Atlanta Black Star received a statement from Rosenberg Police Chief Jonathan White regarding the lawsuit and allegations within it.

The Rosenberg Police Department is aware of media stories involving a lawsuit filed against the police department regarding an incident on November 6, 2020. While we are disappointed in the amount of incorrect information found in the plaintiff’s complaint and media articles, we will respect our justice system by responding to the appropriate court with factual information,” White’s statement said.

Bonds says, her office tried to get their hands on body camera video of the traffic stop, but were told by a public records city official, “they don’t have a video from the stop” leading Bonds to question if the officers ever activated their body cameras or dash cameras or if the footage was deleted.

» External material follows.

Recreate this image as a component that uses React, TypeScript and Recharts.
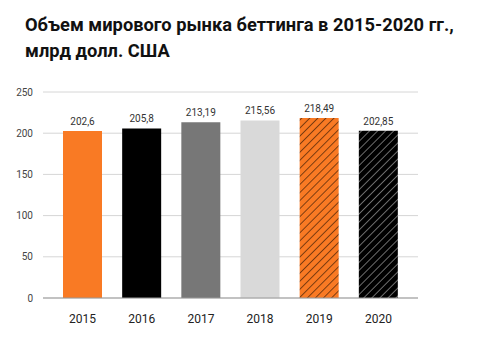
import React from 'react';
import { BarChart, Bar, XAxis, YAxis, CartesianGrid, Cell, LabelList } from 'recharts';

const years = ['2015', '2016', '2017', '2018', '2019', '2020'];
const values = [202.6, 205.8, 213.19, 215.56, 218.49, 202.85];
const valueLabels = ['202,6', '205,8', '213,19', '215,56', '218,49', '202,85'];
const yTicks = [0, 50, 100, 150, 200, 250];
const fills = ['#F97A24', '#000000', '#777777', '#D9D9D9', 'url(#hatchOrange)', 'url(#hatchBlack)'];

const data = years.map((year, i) => ({ year, value: values[i], label: valueLabels[i] }));

const FONT = 'Roboto, "Noto Sans", sans-serif';

const App: React.FC = () => {
  return (
    <div style={{ position: 'absolute', left: 0, top: 0, width: 477, height: 343, background: '#fff', fontFamily: FONT }}>
      <svg width={0} height={0} style={{ position: 'absolute' }}>
        <defs>
          <pattern id="hatchOrange" patternUnits="userSpaceOnUse" width={5.7} height={5.7} patternTransform="rotate(45)">
            <rect width={5.7} height={5.7} fill="#F97A24" />
            <line x1={0} y1={0} x2={0} y2={5.7} stroke="#3d1c05" strokeWidth={1.3} />
          </pattern>
          <pattern id="hatchBlack" patternUnits="userSpaceOnUse" width={5.7} height={5.7} patternTransform="rotate(45)">
            <rect width={5.7} height={5.7} fill="#000" />
            <line x1={0} y1={0} x2={0} y2={5.7} stroke="#c4c4c4" strokeWidth={1.1} />
          </pattern>
        </defs>
      </svg>
      <div
        style={{
          position: 'absolute',
          left: 25,
          top: 12,
          fontSize: 18.3,
          fontWeight: 700,
          lineHeight: '26px',
          color: '#111',
        }}
      >
        Объем мирового рынка беттинга в 2015-2020 гг.,
        <br />
        млрд долл. США
      </div>
      <div style={{ position: 'absolute', left: 0, top: 0 }}>
        <BarChart
          width={477}
          height={343}
          data={data}
          margin={{ top: 92, right: 59, bottom: 0, left: 0 }}
          barSize={39}
        >
          <CartesianGrid vertical={false} stroke="#d6d6d6" />
          <XAxis
            dataKey="year"
            height={45}
            padding={{ left: 10, right: 10 }}
            tickLine={false}
            axisLine={{ stroke: '#999' }}
            tick={{ fill: '#222', fontSize: 12, fontFamily: FONT }}
            tickMargin={10}
          />
          <YAxis
            width={43}
            domain={[0, 250]}
            ticks={yTicks}
            axisLine={false}
            tickLine={false}
            tick={{ fill: '#444', fontSize: 10, fontFamily: FONT }}
            tickMargin={4}
          />
          <Bar dataKey="value" isAnimationActive={false}>
            {data.map((_, i) => (
              <Cell key={i} fill={fills[i]} />
            ))}
            <LabelList dataKey="label" position="top" offset={6} style={{ fill: '#333', fontSize: 10, fontFamily: FONT }} />
          </Bar>
        </BarChart>
      </div>
    </div>
  );
};

export default App;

Bonds described via email her efforts to obtain police officials account of what happened during the stop:

“The only record of the stop we received was an incident report that included next to no details. We made several public information act requests between April and June of this year for any record that mentioned our clients names, their license plate numbers, as well as requests for documents for stops made at the time and date that our clients were stopped. Rosenberg’s public records officer informed us that no such documents existed. Unfortunately they were not able to tell us if the documents previously existed but were later destroyed pursuant to a departmental records retention policy or if they were never created in the first place. 

“We are eager to hear RPD’s response to the allegations in the complaint. Not only to our clients’ allegations but to the dozens of other civilians who alleged they experienced or witnessed similar misconduct.”

The lawsuit has an unspecified dollar amount of damages at this time. In addition to potential monetary damages, another aim of the lawsuit is to persuade Rosenberg police to change the way they interact with the City’s non-white population.

“I want it to be better for people around here because they mess with a lot of people of color,” Armstead said of the intended purpose of the lawsuit.

Armstead and Lewis say they did not receive any citations during the traffic stop by Rosenberg police.